Internally, the organization requires its teams to communicate, collaborate and integrate better, and it puts pressure on its production activity to be responsive not just prolific. If this is achieved, it not only demonstrates that an organization is listening to the customer, but also that it can provide solutions at a cadence that makes the customer more successful.
Self-actualization
The final stage of Maslow’s hierarchy is self-actualization: the point of realizing potential and being the most that one can be. In any organizational structure, this may not be an end goal, because striving to be better should always be a core tenet. However, it might be argued that when the brain trust at the top—the CEO, the CIO, the board, etc.—are fully aware that the components of their organizations are working together and of what they are achieving, a level of corporate-actualization can be claimed.

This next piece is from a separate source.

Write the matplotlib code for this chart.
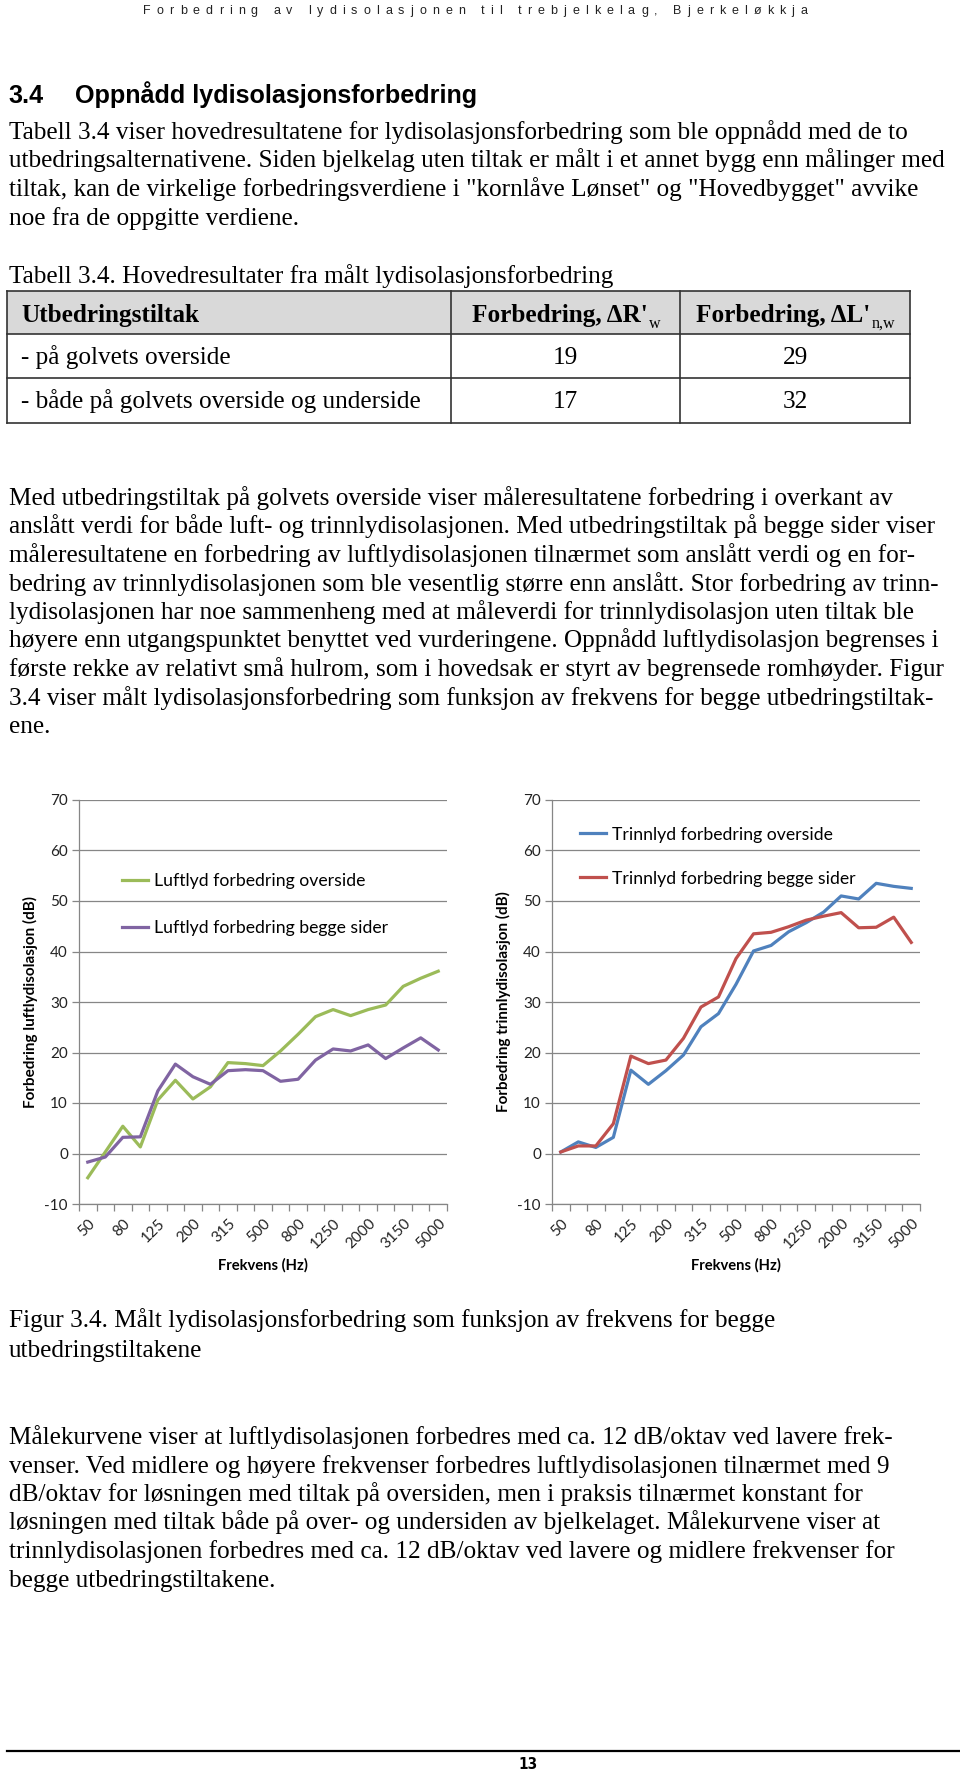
"""Page 13 of the Bjerkeløkkja report: section 3.4 with table 3.4 and figure 3.4
(measured sound insulation improvement vs. frequency, airborne and impact)."""
import matplotlib
matplotlib.use("Agg")
import matplotlib.pyplot as plt
from matplotlib.patches import Rectangle

plt.rcParams["axes.unicode_minus"] = False

W, H = 960, 1770
SERIF, SANS, CHART = "Liberation Serif", "Liberation Sans", "Lato"
GRID = "#868686"

# ---- data ---------------------------------------------------------------
freqs = ["50", "63", "80", "100", "125", "160", "200", "250", "315", "400", "500",
         "630", "800", "1000", "1250", "1600", "2000", "2500", "3150", "4000", "5000"]
luft_overside = [-4.8, 0.3, 5.4, 1.3, 10.6, 14.5, 10.8, 13.2, 18.0, 17.8, 17.4,
                 20.3, 23.6, 27.1, 28.5, 27.3, 28.5, 29.4, 33.1, 34.7, 36.1]
luft_begge = [-1.7, -0.7, 3.2, 3.3, 12.4, 17.7, 15.2, 13.7, 16.4, 16.6, 16.4,
              14.3, 14.7, 18.5, 20.7, 20.3, 21.5, 18.8, 20.9, 22.9, 20.5]
trinn_overside = [0.3, 2.3, 1.2, 3.2, 16.5, 13.7, 16.4, 19.5, 25.1, 27.7, 33.5,
                  40.1, 41.2, 43.9, 45.7, 47.8, 51.0, 50.4, 53.5, 52.9, 52.5]
trinn_begge = [0.3, 1.5, 1.5, 5.9, 19.3, 17.8, 18.5, 22.8, 29.0, 31.0, 38.6,
               43.5, 43.8, 44.9, 46.2, 47.0, 47.7, 44.7, 44.8, 46.8, 41.8]

table_head = ["Utbedringstiltak", ("Forbedring, ΔR'", "w"), ("Forbedring, ΔL'", "n,w")]
table_rows = [["- på golvets overside", "19", "29"],
              ["- både på golvets overside og underside", "17", "32"]]

header = "Forbedring av lydisolasjonen til trebjelkelag, Bjerkeløkkja"
para1 = ["Tabell 3.4 viser hovedresultatene for lydisolasjonsforbedring som ble oppnådd med de to",
         "utbedringsalternativene. Siden bjelkelag uten tiltak er målt i et annet bygg enn målinger med",
         "tiltak, kan de virkelige forbedringsverdiene i \"kornlåve Lønset\" og \"Hovedbygget\" avvike",
         "noe fra de oppgitte verdiene."]
para2 = ["Med utbedringstiltak på golvets overside viser måleresultatene forbedring i overkant av",
         "anslått verdi for både luft- og trinnlydisolasjonen. Med utbedringstiltak på begge sider viser",
         "måleresultatene en forbedring av luftlydisolasjonen tilnærmet som anslått verdi og en for-",
         "bedring av trinnlydisolasjonen som ble vesentlig større enn anslått. Stor forbedring av trinn-",
         "lydisolasjonen har noe sammenheng med at måleverdi for trinnlydisolasjon uten tiltak ble",
         "høyere enn utgangspunktet benyttet ved vurderingene. Oppnådd luftlydisolasjon begrenses i",
         "første rekke av relativt små hulrom, som i hovedsak er styrt av begrensede romhøyder. Figur",
         "3.4 viser målt lydisolasjonsforbedring som funksjon av frekvens for begge utbedringstiltak-",
         "ene."]
caption = ["Figur 3.4. Målt lydisolasjonsforbedring som funksjon av frekvens for begge",
           "utbedringstiltakene"]
para3 = ["Målekurvene viser at luftlydisolasjonen forbedres med ca. 12 dB/oktav ved lavere frek-",
         "venser. Ved midlere og høyere frekvenser forbedres luftlydisolasjonen tilnærmet med 9",
         "dB/oktav for løsningen med tiltak på oversiden, men i praksis tilnærmet konstant for",
         "løsningen med tiltak både på over- og undersiden av bjelkelaget. Målekurvene viser at",
         "trinnlydisolasjonen forbedres med ca. 12 dB/oktav ved lavere og midlere frekvenser for",
         "begge utbedringstiltakene."]

fig = plt.figure(figsize=(W / 100, H / 100), dpi=100)
fig.patch.set_facecolor("white")
page = fig.add_axes([0, 0, 1, 1])
page.set_xlim(0, W); page.set_ylim(H, 0); page.axis("off")
renderer = fig.canvas.get_renderer()

BODY = 18.2

def lines(rows, y0, step=28.5):
    for k, s in enumerate(rows):
        page.text(9, y0 + k * step, s, family=SERIF, fontsize=BODY, va="baseline")

def width(t):
    return t.get_window_extent(renderer).width

# running header, letter-spaced
x = 143
for ch in header:
    if ch == " ":
        x += 3.5 + 6
        continue
    t = page.text(x, 14, ch, family=SANS, fontsize=9, color="#222", va="baseline")
    x += width(t) + 6

page.text(8, 103, "3.4", family=SANS, fontsize=18.1, weight="bold", va="baseline")
page.text(75, 103, "Oppnådd lydisolasjonsforbedring", family=SANS, fontsize=18.1,
          weight="bold", va="baseline")
lines(para1, 139)
lines(["Tabell 3.4. Hovedresultater fra målt lydisolasjonsforbedring"], 283)

# table 3.4
xs = [7, 451, 680, 910]
ys = [291, 334, 378, 423]
page.add_patch(Rectangle((xs[0], ys[0]), xs[-1] - xs[0], ys[1] - ys[0], color="#d9d9d9", lw=0))
for yy in ys:
    page.plot([xs[0], xs[-1]], [yy, yy], color="#333", lw=1.2, solid_capstyle="projecting")
for xx in xs:
    page.plot([xx, xx], [ys[0], ys[-1]], color="#333", lw=1.2, solid_capstyle="projecting")
page.text(21, 322, table_head[0], family=SERIF, fontsize=BODY, weight="bold", va="baseline")
for c, (main, sub) in enumerate(table_head[1:], start=1):
    cx = (xs[c] + xs[c + 1]) / 2
    tm = page.text(0, 322, main, family=SERIF, fontsize=BODY, weight="bold", va="baseline")
    ts = page.text(0, 328, sub, family=SERIF, fontsize=11.5, va="baseline")
    wm, ws = width(tm), width(ts)
    tm.set_x(cx - (wm + ws) / 2)
    ts.set_x(cx - (wm + ws) / 2 + wm + 1)
for r, row in enumerate(table_rows):
    yb = [364, 408][r]
    page.text(21, yb, row[0], family=SERIF, fontsize=BODY, va="baseline")
    for c in (1, 2):
        page.text((xs[c] + xs[c + 1]) / 2, yb, row[c], family=SERIF, fontsize=BODY,
                  va="baseline", ha="center")

lines(para2, 505)
lines(caption, 1327, step=30)
lines(para3, 1444)

page.plot([7, 960], [1751, 1751], color="black", lw=1.6)
page.text(528, 1769, "13", family="DejaVu Sans", fontstretch="condensed", fontsize=11,
          weight="bold", ha="center", va="baseline")

# ---- the two charts -----------------------------------------------------
def chart(left, ylabel, series, legend_xy, spacing):
    ax = fig.add_axes([left / W, 1 - 1204 / H, 368 / W, 404 / H])
    ax.set_facecolor("none")
    idx = list(range(len(freqs)))
    for vals, col, lab in series:
        ax.plot(idx, vals, color=col, lw=2.3, label=lab, solid_joinstyle="round")
    ax.set_xlim(-0.5, len(freqs) - 0.5)
    ax.set_ylim(-10, 70)
    ax.set_yticks(range(-10, 71, 10))
    ax.grid(axis="y", color=GRID, lw=0.9)
    ax.set_axisbelow(True)
    for s in ("top", "right"):
        ax.spines[s].set_visible(False)
    for s in ("left", "bottom"):
        ax.spines[s].set_color(GRID)
        ax.spines[s].set_linewidth(0.9)
    ax.set_xticks([i - 0.5 for i in range(len(freqs) + 1)])
    ax.set_xticklabels([])
    ax.set_xticks(idx[::2], minor=True)
    ax.set_xticklabels(freqs[::2], minor=True, rotation=45, ha="right",
                       rotation_mode="anchor", family=CHART, fontsize=11, color="#222")
    ax.tick_params(axis="x", which="major", length=5, color=GRID, width=0.9)
    ax.tick_params(axis="x", which="minor", length=0, pad=9)
    ax.tick_params(axis="y", length=5, color=GRID, width=0.9, labelsize=11,
                   labelcolor="#222", pad=3)
    for t in ax.get_yticklabels():
        t.set_family(CHART)
    ax.set_ylabel(ylabel, family=CHART, fontsize=11, weight="bold")
    ax.yaxis.set_label_coords(-0.112, 0.5)
    ax.set_xlabel("Frekvens (Hz)", family=CHART, fontsize=10.6, weight="bold")
    ax.xaxis.set_label_coords(0.5, -0.134)
    ax.legend(loc="upper left", bbox_to_anchor=legend_xy, frameon=False, borderpad=0,
              borderaxespad=0, handlelength=1.45, handletextpad=0.35, labelspacing=spacing,
              prop={"family": CHART, "size": 12.7})
    return ax

chart(79, "Forbedring luftlydisolasjon (dB)",
      [(luft_overside, "#9bbb59", "Luftlyd forbedring overside"),
       (luft_begge, "#8064a2", "Luftlyd forbedring begge sider")], (0.117, 0.819), 1.75)
chart(552, "Forbedring trinnlydisolasjon (dB)",
      [(trinn_overside, "#4f81bd", "Trinnlyd forbedring overside"),
       (trinn_begge, "#c0504d", "Trinnlyd forbedring begge sider")], (0.076, 0.934), 1.58)

fig.savefig("out.png", dpi=100, facecolor="white")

Far from being the end, this is when thoughtful soul-searching should occur by asking the essential question: Is it all working? This is the most important question an organization can ask itself with regularity, and doing so is a sign of great maturity.
You can recognize your basic needs; build structure into your organization; service your customers, listen to their needs, respond promptly and make them more successful; and recognize internally what make your organization successful. But if you don’t consistently and rigorously ask if it’s all working, you risk slipping backward.
Once an organization reaches a mature level, how does it maintain or even enhance its hard-earned growth? The best thing it can do is to consistently define itself with the use of qualified actualization tools and reporting engines. True self-actualization and corporate-actualization require tools that can quantify how mature an organization is and where it stands by comparing how it’s doing against its competitors. Organizations need tools that can correlate data against a variety of peers in the vertical or in common geography, etc., and provide comfort in knowing what works and that they are leading the way.